TASK REQUIREMENTS
Go through the data below and copy it exactly, skipping every picture.

INFORMATION SUPPLIED
★ ★ ★ ★

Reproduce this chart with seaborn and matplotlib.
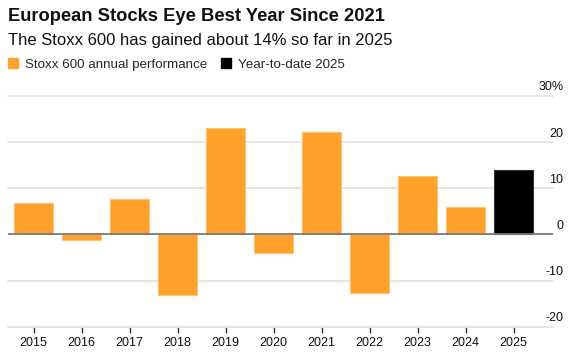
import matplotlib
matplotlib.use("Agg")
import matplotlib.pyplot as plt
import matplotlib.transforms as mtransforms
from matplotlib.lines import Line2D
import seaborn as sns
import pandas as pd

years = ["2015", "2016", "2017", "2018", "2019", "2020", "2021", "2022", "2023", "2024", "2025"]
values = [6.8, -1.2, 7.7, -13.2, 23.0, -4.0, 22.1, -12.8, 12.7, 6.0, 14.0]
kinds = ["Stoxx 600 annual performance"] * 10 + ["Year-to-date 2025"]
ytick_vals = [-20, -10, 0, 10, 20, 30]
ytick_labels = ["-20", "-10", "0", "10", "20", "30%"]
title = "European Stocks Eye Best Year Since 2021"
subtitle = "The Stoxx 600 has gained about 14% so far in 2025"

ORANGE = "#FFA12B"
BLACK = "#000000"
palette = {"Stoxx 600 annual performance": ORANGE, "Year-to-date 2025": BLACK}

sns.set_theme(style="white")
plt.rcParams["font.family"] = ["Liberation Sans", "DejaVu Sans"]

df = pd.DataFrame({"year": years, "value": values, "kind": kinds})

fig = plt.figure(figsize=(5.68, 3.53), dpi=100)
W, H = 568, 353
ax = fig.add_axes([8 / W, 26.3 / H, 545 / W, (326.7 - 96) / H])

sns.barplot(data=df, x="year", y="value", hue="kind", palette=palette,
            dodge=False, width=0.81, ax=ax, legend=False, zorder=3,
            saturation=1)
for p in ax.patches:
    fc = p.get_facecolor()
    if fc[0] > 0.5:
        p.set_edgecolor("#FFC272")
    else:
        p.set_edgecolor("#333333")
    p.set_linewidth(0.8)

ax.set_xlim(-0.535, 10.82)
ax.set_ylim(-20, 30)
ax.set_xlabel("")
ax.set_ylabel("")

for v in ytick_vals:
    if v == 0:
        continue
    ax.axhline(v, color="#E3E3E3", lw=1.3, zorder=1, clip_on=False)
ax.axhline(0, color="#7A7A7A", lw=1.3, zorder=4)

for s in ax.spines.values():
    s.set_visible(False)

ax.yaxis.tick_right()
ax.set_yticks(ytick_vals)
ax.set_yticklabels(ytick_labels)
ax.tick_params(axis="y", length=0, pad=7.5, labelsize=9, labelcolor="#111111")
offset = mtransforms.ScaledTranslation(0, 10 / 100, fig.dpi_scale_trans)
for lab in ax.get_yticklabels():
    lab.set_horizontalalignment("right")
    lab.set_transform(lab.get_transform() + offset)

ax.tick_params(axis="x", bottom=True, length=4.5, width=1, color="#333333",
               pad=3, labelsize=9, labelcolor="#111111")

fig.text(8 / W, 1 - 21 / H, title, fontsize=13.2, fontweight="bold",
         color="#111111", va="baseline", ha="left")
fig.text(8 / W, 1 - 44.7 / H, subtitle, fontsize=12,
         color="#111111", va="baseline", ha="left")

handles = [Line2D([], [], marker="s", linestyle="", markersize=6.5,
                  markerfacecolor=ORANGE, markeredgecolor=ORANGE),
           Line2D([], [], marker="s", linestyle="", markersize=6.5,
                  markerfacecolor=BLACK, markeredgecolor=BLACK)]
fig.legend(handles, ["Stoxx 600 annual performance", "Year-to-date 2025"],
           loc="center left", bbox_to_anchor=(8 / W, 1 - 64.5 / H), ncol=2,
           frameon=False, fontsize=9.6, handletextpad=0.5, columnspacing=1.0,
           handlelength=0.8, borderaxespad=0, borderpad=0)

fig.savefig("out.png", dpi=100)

★ ★ ★ ★

EXPECTED ANSWER
Reproduce this chart with seaborn and matplotlib.
import matplotlib
matplotlib.use("Agg")
import matplotlib.pyplot as plt
import matplotlib.transforms as mtransforms
from matplotlib.lines import Line2D
import seaborn as sns
import pandas as pd

years = ["2015", "2016", "2017", "2018", "2019", "2020", "2021", "2022", "2023", "2024", "2025"]
values = [6.8, -1.2, 7.7, -13.2, 23.0, -4.0, 22.1, -12.8, 12.7, 6.0, 14.0]
kinds = ["Stoxx 600 annual performance"] * 10 + ["Year-to-date 2025"]
ytick_vals = [-20, -10, 0, 10, 20, 30]
ytick_labels = ["-20", "-10", "0", "10", "20", "30%"]
title = "European Stocks Eye Best Year Since 2021"
subtitle = "The Stoxx 600 has gained about 14% so far in 2025"

ORANGE = "#FFA12B"
BLACK = "#000000"
palette = {"Stoxx 600 annual performance": ORANGE, "Year-to-date 2025": BLACK}

sns.set_theme(style="white")
plt.rcParams["font.family"] = ["Liberation Sans", "DejaVu Sans"]

df = pd.DataFrame({"year": years, "value": values, "kind": kinds})

fig = plt.figure(figsize=(5.68, 3.53), dpi=100)
W, H = 568, 353
ax = fig.add_axes([8 / W, 26.3 / H, 545 / W, (326.7 - 96) / H])

sns.barplot(data=df, x="year", y="value", hue="kind", palette=palette,
            dodge=False, width=0.81, ax=ax, legend=False, zorder=3,
            saturation=1)
for p in ax.patches:
    fc = p.get_facecolor()
    if fc[0] > 0.5:
        p.set_edgecolor("#FFC272")
    else:
        p.set_edgecolor("#333333")
    p.set_linewidth(0.8)

ax.set_xlim(-0.535, 10.82)
ax.set_ylim(-20, 30)
ax.set_xlabel("")
ax.set_ylabel("")

for v in ytick_vals:
    if v == 0:
        continue
    ax.axhline(v, color="#E3E3E3", lw=1.3, zorder=1, clip_on=False)
ax.axhline(0, color="#7A7A7A", lw=1.3, zorder=4)

for s in ax.spines.values():
    s.set_visible(False)

ax.yaxis.tick_right()
ax.set_yticks(ytick_vals)
ax.set_yticklabels(ytick_labels)
ax.tick_params(axis="y", length=0, pad=7.5, labelsize=9, labelcolor="#111111")
offset = mtransforms.ScaledTranslation(0, 10 / 100, fig.dpi_scale_trans)
for lab in ax.get_yticklabels():
    lab.set_horizontalalignment("right")
    lab.set_transform(lab.get_transform() + offset)

ax.tick_params(axis="x", bottom=True, length=4.5, width=1, color="#333333",
               pad=3, labelsize=9, labelcolor="#111111")

fig.text(8 / W, 1 - 21 / H, title, fontsize=13.2, fontweight="bold",
         color="#111111", va="baseline", ha="left")
fig.text(8 / W, 1 - 44.7 / H, subtitle, fontsize=12,
         color="#111111", va="baseline", ha="left")

handles = [Line2D([], [], marker="s", linestyle="", markersize=6.5,
                  markerfacecolor=ORANGE, markeredgecolor=ORANGE),
           Line2D([], [], marker="s", linestyle="", markersize=6.5,
                  markerfacecolor=BLACK, markeredgecolor=BLACK)]
fig.legend(handles, ["Stoxx 600 annual performance", "Year-to-date 2025"],
           loc="center left", bbox_to_anchor=(8 / W, 1 - 64.5 / H), ncol=2,
           frameon=False, fontsize=9.6, handletextpad=0.5, columnspacing=1.0,
           handlelength=0.8, borderaxespad=0, borderpad=0)

fig.savefig("out.png", dpi=100)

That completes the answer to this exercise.